Furious campaigners are set to stage a protest at the BBC over a controversial Gaza documentary.

The Campaign Against Antisemitism (CAA) announced the demonstration outside Broadcasting House in London next Tuesday after it emerged the film’s narrator was the son of a Hamas deputy minister.

The group also criticised the broadcaster’s coverage of the return of the bodies of four Israeli hostages by the terrorists on Thursday as part of the ceasefire deal.

A CAA spokesman said: “The BBC has no shame and Britain has had enough.

« For over 16 months, we have watched our national broadcaster provide ever more sympathetic coverage to a proscribed terrorist organisation, hiding behind claims of impartiality.

« There is nothing impartial about giving credibility to the claims of terrorists.

« Providing a platform for terrorists’ propaganda, downplaying their crimes and continuing to refuse to call them terrorists is the BBC putting its thumb on the scale.

« It is extremely partial, and inaccurate.
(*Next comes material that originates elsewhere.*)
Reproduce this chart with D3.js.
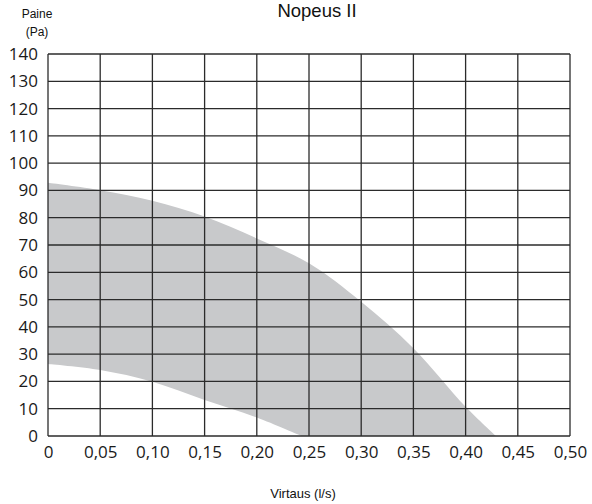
<!DOCTYPE html>
<html>
<head>
<meta charset="utf-8">
<script src="https://cdn.jsdelivr.net/npm/d3@7"></script>
<style>
  html, body { margin: 0; padding: 0; background: #fff; }
  svg { display: block; }
</style>
</head>
<body>
<div id="chart"></div>
<script>
// Data
const upperFlow = [0, 0.05, 0.10, 0.15, 0.20, 0.25, 0.30, 0.35, 0.40, 0.429];
const upperPressure = [92.8, 90.1, 86.2, 80.4, 72.4, 63.3, 49.2, 32.2, 10.7, 0];
const lowerFlow = [0, 0.05, 0.10, 0.15, 0.20, 0.243];
const lowerPressure = [26.4, 24.2, 19.9, 13.2, 6.8, 0];
const xTicks = [0, 0.05, 0.10, 0.15, 0.20, 0.25, 0.30, 0.35, 0.40, 0.45, 0.50];
const yTicks = [0, 10, 20, 30, 40, 50, 60, 70, 80, 90, 100, 110, 120, 130, 140];

const width = 592, height = 504;
const margin = {left: 48, right: 22, top: 54, bottom: 68};

const svg = d3.select("#chart").append("svg")
  .attr("width", width)
  .attr("height", height);

const x = d3.scaleLinear().domain([0, 0.5]).range([margin.left, width - margin.right]);
const y = d3.scaleLinear().domain([0, 140]).range([height - margin.bottom, margin.top]);

const upper = upperFlow.map((f, i) => [f, upperPressure[i]]);
const lower = lowerFlow.map((f, i) => [f, lowerPressure[i]]);

const area = d3.area()
  .x(d => x(d[0]))
  .y0(y(0))
  .y1(d => y(d[1]))
  .curve(d3.curveCatmullRom.alpha(0.5));

// grey band = area under upper curve minus area under lower curve
svg.append("path")
  .attr("d", area(upper))
  .attr("fill", "#c8c9cb");
svg.append("path")
  .attr("d", area(lower))
  .attr("fill", "#fff");

// grid
const grid = svg.append("g").attr("stroke", "#2b2b2b").attr("stroke-width", 1.3);
grid.selectAll("line.h")
  .data(yTicks)
  .join("line")
  .attr("class", "h")
  .attr("x1", x(0)).attr("x2", x(0.5))
  .attr("y1", d => y(d)).attr("y2", d => y(d));
grid.selectAll("line.v")
  .data(xTicks)
  .join("line")
  .attr("class", "v")
  .attr("x1", d => x(d)).attr("x2", d => x(d))
  .attr("y1", y(0)).attr("y2", y(140));

// axes (labels only, grid drawn above)
const fmtX = d => d === 0 ? "0" : d3.format(".2f")(d).replace(".", ",");

const xAxis = svg.append("g")
  .attr("transform", `translate(0,${y(0)})`)
  .call(d3.axisBottom(x).tickValues(xTicks).tickFormat(fmtX).tickSize(0).tickPadding(10));
xAxis.select(".domain").remove();
xAxis.selectAll("text")
  .attr("font-family", "'Open Sans', sans-serif")
  .attr("font-size", 17)
  .attr("fill", "#1a1a1a");

const yAxis = svg.append("g")
  .attr("transform", `translate(${x(0)},0)`)
  .call(d3.axisLeft(y).tickValues(yTicks).tickFormat(d3.format("d")).tickSize(0).tickPadding(10));
yAxis.select(".domain").remove();
yAxis.selectAll("text")
  .attr("font-family", "'Open Sans', sans-serif")
  .attr("font-size", 17)
  .attr("fill", "#1a1a1a");

// titles
svg.append("text")
  .attr("x", 317).attr("y", 16.5)
  .attr("text-anchor", "middle")
  .attr("font-family", "'Liberation Sans', Arial, sans-serif")
  .attr("font-size", 18.5)
  .attr("fill", "#111")
  .text("Nopeus II");

svg.append("text")
  .attr("x", 37).attr("y", 18)
  .attr("text-anchor", "middle")
  .attr("font-family", "'Liberation Sans', Arial, sans-serif")
  .attr("font-size", 12)
  .attr("fill", "#111")
  .text("Paine");

svg.append("text")
  .attr("x", 37).attr("y", 36)
  .attr("text-anchor", "middle")
  .attr("font-family", "'Liberation Sans', Arial, sans-serif")
  .attr("font-size", 12)
  .attr("fill", "#111")
  .text("(Pa)");

svg.append("text")
  .attr("x", 303).attr("y", 498)
  .attr("text-anchor", "middle")
  .attr("font-family", "'Liberation Sans', Arial, sans-serif")
  .attr("font-size", 13)
  .attr("fill", "#111")
  .text("Virtaus (l/s)");
</script>
</body>
</html>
It is a breach of the BBC’s editorial guidelines and a betrayal of licence fee payers.

« That is why we are inviting everyone to join us at 7pm on Tuesday outside the Broadcasting House.

« Enough is enough. It is time for the BBC to stop whitewashing terrorism. There must be an independent investigation into its bias in relation to its Middle East coverage.”

It comes after Culture Secretary Lisa Nandy said she would discuss the documentary shown on Monday on BBC Two.

Gaza: How To Survive A War Zone was narrated by 13-year-old Abdullah Al-Yazouri, who speaks about what life is like in the territory amid the war between Israel and Hamas.

It later emerged that he is the son of Ayman Alyazouri, who has worked as Hamas’s deputy minister of agriculture.

The BBC apologised « for the omission of that detail from the original film », and has edited the programme.

There have been calls for the BBC to pull the documentary and provide information about due diligence and duty of care.

The BBC said the new text attached to the film reads: « The narrator of this film is 13-year-old Abdullah. His father has worked as a deputy agriculture minister for the Hamas-run government in Gaza. The production team had full editorial control of filming with Abdullah. »

The corporation also said it followed its « usual compliance procedures in the making of this film, but we had not been informed of this information by the independent producers when we compiled and then broadcast the finished film ».